There is actually not much separating capitalism and socialism other than workers being in control of the means of production.

Socialism doesn't have anything against markets. Socialism doesn't have anything against organizational structures. What it does have issue with is workers not having any democratic say in how their workplaces operate and who they choose to do business with.

That's the thing, not a lot would have to change, other than putting legal protections and norms in place for workplace elections and so on.

[–] intensely_human@lemm.ee -4 points 1 year ago (7 children)

There is nothing preventing anyone from starting a worker-owned collective. The fact that they don’t, while having the freedom to do so, indicates that the typical arrangement of wage labor is consensual. It’s what people choose.

If socialism requires an arrangement other than the one they would freely choose, then socialism requires a non-free market where people are forced into economic arrangements they wouldn’t freely choose.

So socialist may not in principle have anything against markets, but the fact that the implementation of socialism requires curtailing markets means it does have something against markets in practice.

[–] dingus@lemmy.ml 20 points 1 year ago* (last edited 1 year ago) (4 children)

The fact that they don’t, while having the freedom to do so, indicates that the typical arrangement of wage labor is consensual.

It's actually that most people simply don't have the capital to do so while entrenched capitalist interests do. But I guess maybe you're conveniently ignoring that wildly imbalanced scale to be able to say it's consenual. Most people are only born with their labor to sell while the capitalist class hands off their wealth to their progeny, who can live without labor, and thus do things like start a business without fear of failure. More than half of new businesses fail within 10 years. For someone without oodles of capital to fall back on, that kind of failure can be financially devastating, which makes them less likely to choose to run their own business, because the risk is far higher. The risk to the nepo-baby is negligible, because they have capital to fall back on, so they are more likely to start their own business.
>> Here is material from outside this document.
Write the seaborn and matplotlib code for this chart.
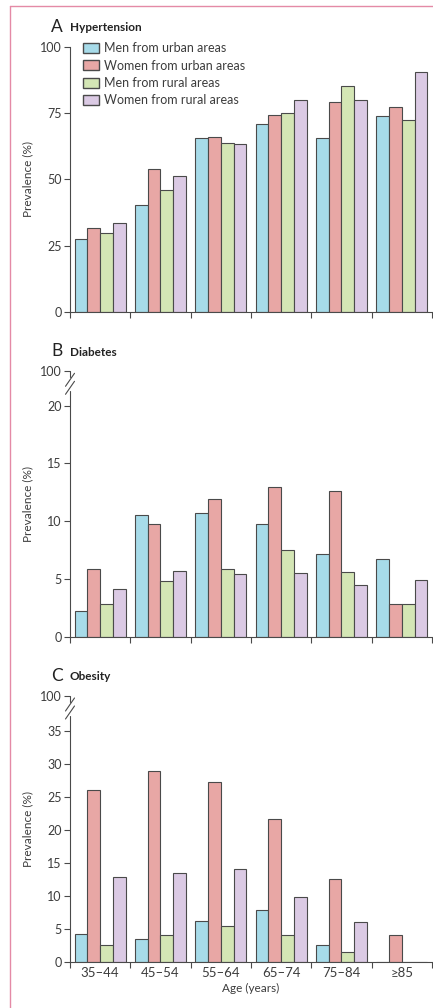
import numpy as np
import pandas as pd
import matplotlib
matplotlib.use("Agg")
import matplotlib.pyplot as plt
from matplotlib.lines import Line2D
from matplotlib.patches import Patch
import seaborn as sns

# ---- data -------------------------------------------------------------
age_groups = ["35\u201344", "45\u201354", "55\u201364", "65\u201374", "75\u201384", "\u226585"]
groups = ["Men from urban areas", "Women from urban areas",
          "Men from rural areas", "Women from rural areas"]

hypertension_men_urban = [27.5, 40.4, 65.5, 71.0, 65.6, 73.9]
hypertension_women_urban = [31.6, 53.8, 66.1, 74.3, 79.3, 77.2]
hypertension_men_rural = [29.9, 45.8, 63.7, 75.0, 85.2, 72.4]
hypertension_women_rural = [33.5, 51.3, 63.5, 79.8, 79.8, 90.6]

diabetes_men_urban = [2.2, 10.5, 10.7, 9.8, 7.2, 6.7]
diabetes_women_urban = [5.9, 9.8, 11.9, 13.0, 12.6, 2.8]
diabetes_men_rural = [2.8, 4.8, 5.9, 7.5, 5.6, 2.8]
diabetes_women_rural = [4.1, 5.7, 5.4, 5.5, 4.5, 4.9]

obesity_men_urban = [4.2, 3.4, 6.1, 7.8, 2.6, 0.0]
obesity_women_urban = [26.0, 28.9, 27.2, 21.7, 12.5, 4.0]
obesity_men_rural = [2.5, 4.0, 5.4, 4.0, 1.4, 0.0]
obesity_women_rural = [12.8, 13.4, 14.1, 9.8, 6.0, 0.0]

palette = ["#a7dbe9", "#e8a7a5", "#d4e6b5", "#dbcae4"]
edge = "#4a4a4a"
text_color = "#3c3c3c"


def long_table(series):
    rows = []
    for name, vals in zip(groups, series):
        for age, v in zip(age_groups, vals):
            rows.append({"age": age, "group": name, "value": v})
    return pd.DataFrame(rows)


panels = [
    ("A", "Hypertension",
     [hypertension_men_urban, hypertension_women_urban,
      hypertension_men_rural, hypertension_women_rural],
     [0, 25, 50, 75, 100], None),
    ("B", "Diabetes",
     [diabetes_men_urban, diabetes_women_urban,
      diabetes_men_rural, diabetes_women_rural],
     [0, 5, 10, 15, 20], 22.98),
    ("C", "Obesity",
     [obesity_men_urban, obesity_women_urban,
      obesity_men_rural, obesity_women_rural],
     [0, 5, 10, 15, 20, 25, 30, 35], 40.3),
]

# ---- figure -----------------------------------------------------------
sns.set_theme(style="white")
plt.rcParams["font.family"] = ["Lato", "DejaVu Sans"]

W, H = 433, 1008
fig = plt.figure(figsize=(W / 100, H / 100), dpi=100)

axes_px = [(46.7, 312.0), (371.3, 636.7), (696.0, 961.7)]
left_px, right_px = 70, 432

for (letter, title, series, ticks, top), (ytop, ybot) in zip(panels, axes_px):
    ax = fig.add_axes([left_px / W, 1 - ybot / H,
                       (right_px - left_px) / W, (ybot - ytop) / H])
    df = long_table(series)
    sns.barplot(data=df, x="age", y="value", hue="group", hue_order=groups,
                order=age_groups, palette=palette, width=0.85,
                edgecolor=edge, linewidth=0.8, saturation=1,
                errorbar=None, legend=False, ax=ax)

    ax.set_xlim(-0.5, len(age_groups) - 0.5)
    ymax = ticks[-1] if top is None else top
    ax.set_ylim(0, ymax)

    # y ticks; broken axes carry an extra "100" at the top
    yt = list(ticks)
    yl = [str(t) for t in ticks]
    if top is not None:
        yt.append(top)
        yl.append("100")
    ax.set_yticks(yt)
    ax.set_yticklabels(yl)

    # group boundary ticks on x, labels at the group centres
    ax.set_xticks(np.arange(-0.5, len(age_groups)), minor=False)
    ax.set_xticklabels([])
    ax.set_xticks(np.arange(len(age_groups)), minor=True)
    if letter == "C":
        ax.set_xticklabels(age_groups, minor=True)
        ax.set_xlabel("Age (years)", fontsize=8.5, color=text_color, labelpad=3)
    else:
        ax.set_xticklabels([], minor=True)
        ax.set_xlabel("")
    ax.tick_params(axis="x", which="major", direction="out", length=4,
                   width=0.8, color=edge, bottom=True)
    ax.tick_params(axis="x", which="minor", length=0, pad=4,
                   labelsize=9.5, labelcolor=text_color, bottom=True)
    ax.tick_params(axis="y", direction="out", length=4, width=0.8,
                   color=edge, labelsize=9, labelcolor=text_color,
                   left=True, pad=2)

    ax.set_ylabel("Prevalence (%)", fontsize=8.5, color=text_color, labelpad=5)

    for s in ["top", "right"]:
        ax.spines[s].set_visible(False)
    ax.spines["bottom"].set_color(edge)
    ax.spines["bottom"].set_linewidth(0.8)
    ax.spines["left"].set_color(edge)
    ax.spines["left"].set_linewidth(0.8)

    if top is not None:
        # broken y axis: short top segment, two slashes, main spine below
        ax.spines["left"].set_visible(False)
        hpx = ybot - ytop
        f = lambda px: 1 - px / hpx
        tr = ax.transAxes
        kw = dict(transform=tr, color=edge, lw=0.8, clip_on=False)
        ax.add_line(Line2D([0, 0], [f(0), f(6)], **kw))
        ax.add_line(Line2D([0, 0], [0, f(20)], **kw))
        wpx = right_px - left_px
        for c in (8.5, 16.5):
            ax.add_line(Line2D([-4.5 / wpx, 4.5 / wpx],
                               [f(c + 6.5), f(c - 6.5)], **kw))

    # panel title
    fig.text(51 / W, 1 - (ytop - 20) / H, letter, fontsize=12.5,
             color="#222222", va="center", ha="left")
    fig.text(70 / W, 1 - (ytop - 19) / H, title, fontsize=8.5,
             fontweight="bold", color="#222222", va="center", ha="left")

    if letter == "A":
        handles = [Patch(facecolor=c, edgecolor=edge, linewidth=1.0)
                   for c in palette]
        ax.legend(handles, groups, loc="upper left",
                  bbox_to_anchor=(0.022, 1.035), frameon=False,
                  fontsize=9, labelcolor=text_color,
                  handlelength=1.3, handleheight=0.85, handletextpad=0.4,
                  labelspacing=0.42, borderaxespad=0)

# pink frame along the top and left edges
fig.add_artist(Line2D([10 / W, 1], [1 - 6 / H, 1 - 6 / H],
                      transform=fig.transFigure, color="#e48aa6", lw=1.0))
fig.add_artist(Line2D([10 / W, 10 / W], [0, 1 - 6 / H],
                      transform=fig.transFigure, color="#e48aa6", lw=1.0))

fig.savefig("out.png", dpi=100)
This is obviously an unbalanced situation so calling it "consensual" is frankly bullshit. Also it ignores the coercive nature of the risk of homelessness if your business fails badly, once again something the capital-having nepo-baby doesn't have to fear or risk.

Like, it's generally considered at this point that Monica Lewinsky didn't have consensual sex with Bill Clinton simply because the power relations were wildly off. He was the President of the United States of America at it's absolute zenith in history, while she was a random 20-something intern with no connections or power in the situation.

Nice try, tho.

[–] steltek@lemm.ee -4 points 1 year ago

It's really not that hard to start a small business. There's no grand shadowy conspiracy against your idea. If it was a superior method, it would see more widespread success. Bluntly forcing one business structure and removing freedoms when there are far less drastic tools is a big ask.